Núñez Feijóo was the unchallenged candidate to be the new leader based on his record in Galicia, where he has won four elections in a row, each time with a majority, making him and the northwestern region political outliers in a fragmented Spain.

Vox’s presence in Galicia remains minimal and as its president Núñez Feijóo, who is a speaker of the local galego language, has managed to avoid being seen as hostile to the region’s identity, unlike many of his fellow conservatives in Catalonia or the Basque Country.

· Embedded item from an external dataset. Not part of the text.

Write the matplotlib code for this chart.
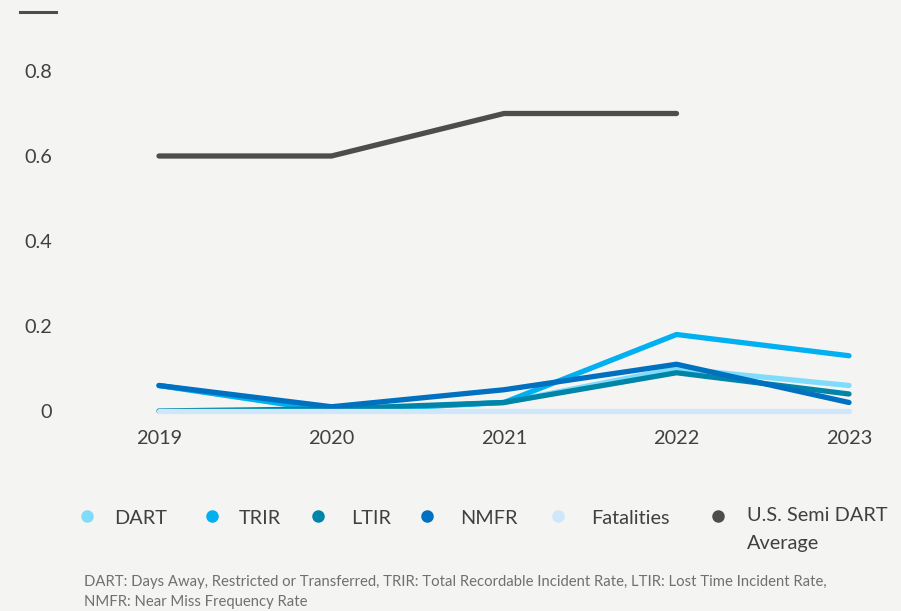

So far, he has given few clues as to how he will handle the challenge posed by the far right. However, in mid-March, he was forced to backtrack after insisting that in cases when a father kills a child to hurt the mother the crime should not be considered “gender violence”. Such debates are the favoured terrain of Vox and his initial comment was seen as the latest example of that party dragging the PP further right.

“In recent times we’ve got stuck in Vox’s semantic arena,” admitted the senior PP official.

“It’s one thing is to be moderate when you’re president of Galicia where, for example, Vox is not very present, the PP has always been the dominant party and there’s practically no opposition,” said Oriol Bartomeus, a political scientist at Barcelona’s Autònoma University. “But it’s quite another in Madrid, where the atmosphere is much tougher and more antagonistic.”

He added: “The question is whether he can forge his own line or if he’ll be a prisoner of the party’s dominant forces in Madrid, which are very radical.”

Elections

With several elections approaching and a general election expected in 2023, the PP must decide whether it will continue to forge coalitions with the far right – a strategy which could be its only route back into government.

For now, Núñez Feijóo has suggested he will be a more statesmanlike figure than his predecessor, Casado, whose tenure was characterised by a refusal to support the government in almost every major policy area and vicious attacks on the Socialist prime minister Pedro Sánchez.

“I’m not here to insult the prime minister,” Núñez Feijóo told the party at the weekend. “I’m here, like all of you, to defeat him.”

Yet his past is not free of blemishes. In 2013, photographs appeared in the media of a young Núñez Feijóo holidaying in the 1990s with Marcial Dorado, a drug trafficker who has served a lengthy prison sentence. The politician managed to shrug off the friendship, which failed to dent his electoral appeal in Galicia.

But having survived that particular storm in his home region, a much sterner test lies ahead for him in Madrid.